En el fondo de esos reclamos persiste la idea de que una autoridad es legítima por el sólo hecho de ser una autoridad formal. Pero esta idea se traiciona en los contenidos. La presunta legitimidad del Estado mexicano es esencialmente coacción revestida de simulacros de consenso pobremente montados. Es preciso comenzar a virar la relación Estado-población con base en ese precepto que enuncia Noam Chosmky: “El poder es siempre ilegítimo hasta que no demuestre lo contrario”. Especialmente en un régimen tan desquiciadamente corrupto, este es el principio que debe guiar la acción ciudadana. Pero el problema no es de un régimen: es de un Estado. Cabe hacer notar que en este país los últimos gobiernos han alcanzado el mando del Estado a través de golpes de Estado constitucionales (1988, 1994, 2006, 2012). Golpes que, por otro lado, la intelligentsia mexicana llama elecciones democráticas. Pero que ponen al descubierto una realidad incontrovertible: la constitutiva ilegalidad e ilegitimidad de las instituciones de Estado.

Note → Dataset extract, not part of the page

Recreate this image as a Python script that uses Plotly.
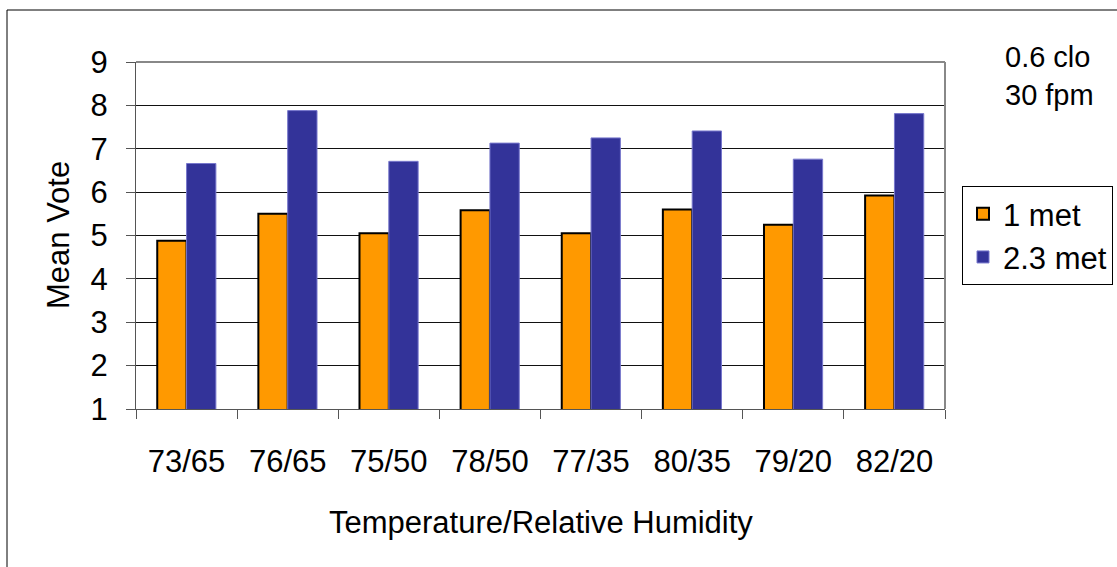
import plotly.graph_objects as go

categories = ["73/65", "76/65", "75/50", "78/50", "77/35", "80/35", "79/20", "82/20"]
met1 = [4.88, 5.50, 5.05, 5.58, 5.05, 5.60, 5.25, 5.92]
met23 = [6.66, 7.88, 6.71, 7.13, 7.25, 7.41, 6.76, 7.81]
series_names = ["1 met", "2.3 met"]
y_ticks = [1, 2, 3, 4, 5, 6, 7, 8, 9]

W, H = 1117, 567
L, R, T, B = 136, 945, 62, 409  # plot area pixel bounds

def px_x(x):
    return (x - L) / (R - L)

def px_y(y):
    return (B - y) / (B - T)

FONT = "Liberation Sans, Arial, sans-serif"
FS = 31

fig = go.Figure()
fig.add_trace(go.Bar(
    x=categories, y=met1, name=series_names[0],
    marker=dict(color="#FF9900", line=dict(color="#000000", width=2)),
))
fig.add_trace(go.Bar(
    x=categories, y=met23, name=series_names[1],
    marker=dict(color="#333399", line=dict(color="#7777cc", width=1)),
))

fig.update_layout(
    width=W, height=H,
    margin=dict(l=L, r=W - R, t=T, b=H - B, pad=0, autoexpand=False),
    paper_bgcolor="white", plot_bgcolor="white",
    barmode="group", bargap=0.42, bargroupgap=0,
    font=dict(family=FONT, size=FS, color="black"),
    showlegend=True,
    legend=dict(
        x=px_x(962), y=px_y(186), xanchor="left", yanchor="top",
        bordercolor="black", borderwidth=1, bgcolor="white",
        font=dict(size=FS), tracegroupgap=0, traceorder="normal",
        itemwidth=30,
    ),
)

fig.update_xaxes(
    type="category", tickson="boundaries", ticks="outside", ticklen=9,
    tickcolor="#555555", tickwidth=1,
    showline=True, linecolor="#555555", linewidth=1,
    showgrid=False, ticklabelstandoff=25,
    tickfont=dict(size=FS),
)
fig.update_yaxes(
    range=[1, 9], tickvals=y_ticks, ticks="outside", ticklen=9,
    tickcolor="#555555", tickwidth=1,
    showline=True, linecolor="#555555", linewidth=1,
    showgrid=True, gridcolor="#111111", gridwidth=1,
    zeroline=False, ticklabelstandoff=12,
    tickfont=dict(size=FS),
)

# plot-area gray frame (top/right)
fig.add_shape(type="line", xref="paper", yref="paper", x0=0, x1=1, y0=1, y1=1,
              line=dict(color="#888888", width=2))
fig.add_shape(type="line", xref="paper", yref="paper", x0=1, x1=1, y0=0, y1=1,
              line=dict(color="#888888", width=2))

# outer chart border
fig.add_shape(type="rect", xref="paper", yref="paper",
              x0=px_x(7), x1=px_x(1130), y0=px_y(10), y1=px_y(580),
              line=dict(color="black", width=1), layer="below")

fig.add_annotation(text="Temperature/Relative Humidity", xref="paper", yref="paper",
                   x=0.5, y=px_y(522), xanchor="center", yanchor="middle",
                   showarrow=False, font=dict(size=FS))
fig.add_annotation(text="Mean Vote", xref="paper", yref="paper",
                   x=px_x(58), y=px_y(235), xanchor="center", yanchor="middle",
                   textangle=-90, showarrow=False, font=dict(size=FS))
fig.add_annotation(text="0.6 clo", xref="paper", yref="paper",
                   x=px_x(1003), y=px_y(57), xanchor="left", yanchor="middle",
                   showarrow=False, font=dict(size=29))
fig.add_annotation(text="30 fpm", xref="paper", yref="paper",
                   x=px_x(1003), y=px_y(95), xanchor="left", yanchor="middle",
                   showarrow=False, font=dict(size=29))

fig.write_html("out.html")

La corrupción, en este sentido, es un asunto de Estado, y no una anomalía. Reclamar justicia a la fuente de corrupción es, otra vez, el principio de la impunidad.
Con estas ideas en mente, cabe hacer una última reflexión.

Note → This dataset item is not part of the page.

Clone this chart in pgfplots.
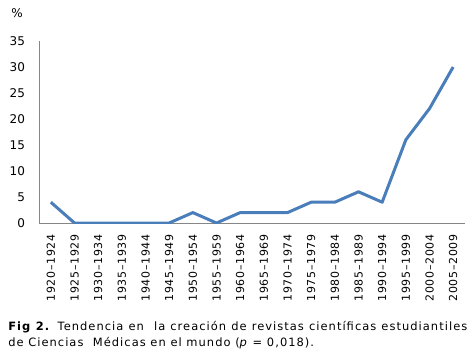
\documentclass[border=0pt]{standalone}
\usepackage{fontspec}
\setmainfont{DejaVu Sans}
\newfontfamily\tickfont[LetterSpace=6]{DejaVu Sans}
\newfontfamily\capfont[LetterSpace=9]{DejaVu Sans}
\newcommand\fd{\makebox[0.66em]{–}}
\usepackage{pgfplots}
\pgfplotsset{compat=1.18}
\definecolor{linecol}{HTML}{4A7EBB}
\definecolor{axcol}{HTML}{868686}
\begin{document}
\begin{tikzpicture}
\path[use as bounding box] (0,0) rectangle (356.25pt,-272.25pt);
\begin{axis}[
  at={(29.25pt,-167.25pt)}, anchor=south west,
  width=319.5pt, height=136.5pt, scale only axis,
  xmin=-0.5, xmax=17.5, ymin=0, ymax=35,
  axis x line*=bottom, axis y line*=left,
  axis line style={axcol, line width=0.75pt, -},
  ytick={0,5,...,35}, xtick={0,...,17},
  xticklabels={1920\fd1924,1925\fd1929,1930\fd1934,1935\fd1939,1940\fd1944,1945\fd1949,1950\fd1954,1955\fd1959,1960\fd1964,1965\fd1969,1970\fd1974,1975\fd1979,1980\fd1984,1985\fd1989,1990\fd1994,1995\fd1999,2000\fd2004,2005\fd2009},
  major tick length=0pt,
  /pgf/number format/assume math mode=true,
  yticklabel style={font=\fontsize{9}{10}\selectfont, xshift=-7pt},
  xticklabel style={rotate=90, anchor=east, font=\tickfont\fontsize{8.25}{9}\selectfont},
  xticklabel shift=5pt,
]
\addplot[linecol, line width=2.25pt, line join=round] coordinates {
(0,4) (1,0) (2,0) (3,0) (4,0) (5,0) (6,2) (7,0) (8,2) (9,2) (10,2) (11,4) (12,4) (13,6) (14,4) (15,16) (16,22) (17,30)};
\end{axis}
\node[anchor=center, font=\fontsize{9}{10}\selectfont, inner sep=0] at (12.75pt,-10pt) {\%};
\node[anchor=base west, inner sep=0, font=\capfont\fontsize{8.6}{12}\selectfont] at (6pt,-248.25pt) {\makebox[344.25pt][s]{\textbf{Fig 2.} Tendencia en \ la creación de revistas científicas estudiantiles}};
\node[anchor=base west, inner sep=0, font=\capfont\fontsize{8.6}{12}\selectfont] at (6pt,-260.25pt) {de Ciencias \ Médicas en el mundo (\textit{p} = 0,018).};
\end{tikzpicture}
\end{document}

La impunidad no es un signo de debilidad institucional, ni de “captura” del Estado por parte de algún agente extraestatal. No se puede admitir esta tesis en un país donde las máximas figuras de autoridad contravienen sistemáticamente las leyes, e incurren en actos o decisiones anticonstitucionales. Parece más bien que todo está dispuesto, incluido el aparato de justicia, para imponer un orden de excepción. Ayotzinapa es presa de esa excepcionalidad.
El segundo ciclo de reformas neoliberales, que abarcó áreas económicas estratégicas, es una desposesión de facto de patrimonios y derechos, y en este sentido una profundización de la excepcionalidad.

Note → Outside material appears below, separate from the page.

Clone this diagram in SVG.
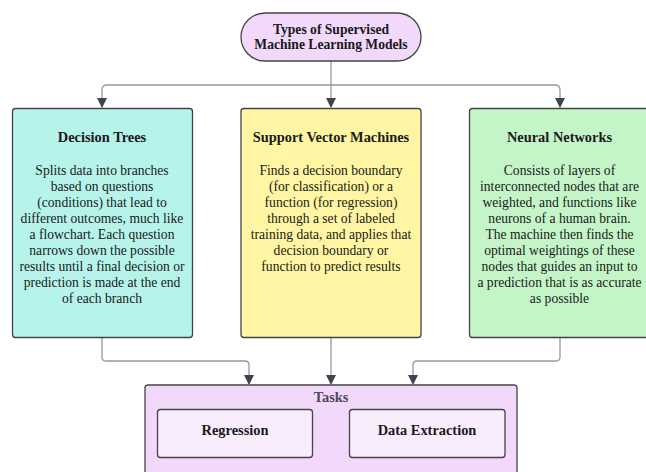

El uso del ejército para combatir un enemigo interno, con facultades y prerrogativas de policía, pero con el goce de fuero militar, es una invitación a transgredir derechos básicos e instalar un manto de opacidad que se traduce en impunidad.
La ausencia de justicia es una acción de Estado, no un síntoma de inoperancia. Dawn Paley, periodista independiente, dice: “La impunidad no es el resultado de un Estado débil o deficiente, sino que se proporciona de forma activa a la pléyade de grupos armados que cometen crímenes y actos de terror contra ciudadanos, migrantes y pobres. La provisión de impunidad a actores armados que están políticamente alineados con el capitalismo es parte de la razón de ser de un moderno Estado-nación”.
Es la impunidad la que fortalece el control estatal. Del Estado no se pude esperar justicia para Ayotzinapa.
Es la hora de la rebelión ciudadana.